という感情。アップデートを恐れず、興味と本能にまっすぐ進んでいく。
彼女と過ごす日常は、発見、そして互いにアイデアを出し合い、強く育っていく時間だ。彼女の発信業の客観視を僕がして、僕の言葉を、時に編集者・企業広報・タレントの立場で、より「伝わり、届く表現」に彼女が翻訳してくれる。(実際、昨夜も新曲のニュースリリースを添削してくれた。)
家庭は、守るために存在しているわけではない。
それが、僕たち2人の持論。逆に言えば、「攻撃は、最大の防御」なんだ。
互いの関係性も、世界一落ち着く相手でもあれば、いざ自分たちの仕事のことになれば、今までの誰よりも感情をあらわにして本気でぶつかる相手でもある。(そのせいで、僕たちは家で声を荒げていることが多い 笑)
生み出すことと、拾い集めて伝えること。それぞれ別のフィールドでやり続ける僕ららしい「コラボ」なんじゃないかと思う。
指輪は「年更新」
僕は彼女に結婚を申し込んだ時、彼女に提案した。婚約指輪を1つ渡すのではなく、毎年結婚記念日に、1つ指輪を渡したいと。
ファッション性が高く、日々身に付けてもらえるリングを、毎年渡す。こうすることで、この年はこれを渡したよね、と毎年振り返られる。それに、「婚約指輪がピーク」みたいな結婚生活は嫌だから、互いに攻めの姿勢でい続けられるよう、彼女に輝いていてもらえるよう、こんな課題を自分に課すことにした。毎年渡せばきっと、ジュエリーに対する知見も増えるはず。
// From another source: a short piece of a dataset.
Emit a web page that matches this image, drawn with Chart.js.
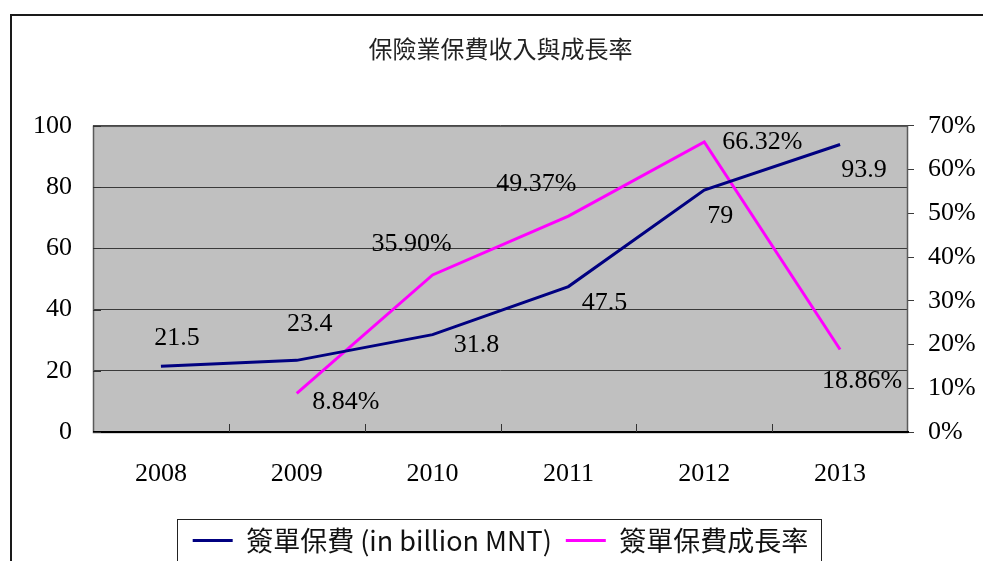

ある意味、とても大きな決断である「結婚」に対して、「永遠の輝き」を約束しないような考え方なのかもしれない。僕らは常に、自分たちを磨き上げる。互いにフルスロットルで働き、自分の夢や目標を個別に追い求め、必要があれば協業する。
永遠は、あらかじめ約束するものなんかではなく、
2人で協力して、「永遠にする」もの。
僕はそう思っているし、彼女もきっと同じだろう。
みなさまへ
至らぬ点もあるかもしれませんが、どうか、僕ら夫婦を見守っていてください。この結婚を、僕らは自分たちのエンジンにし、より高みへ、遠くへ、飛び立っていきます。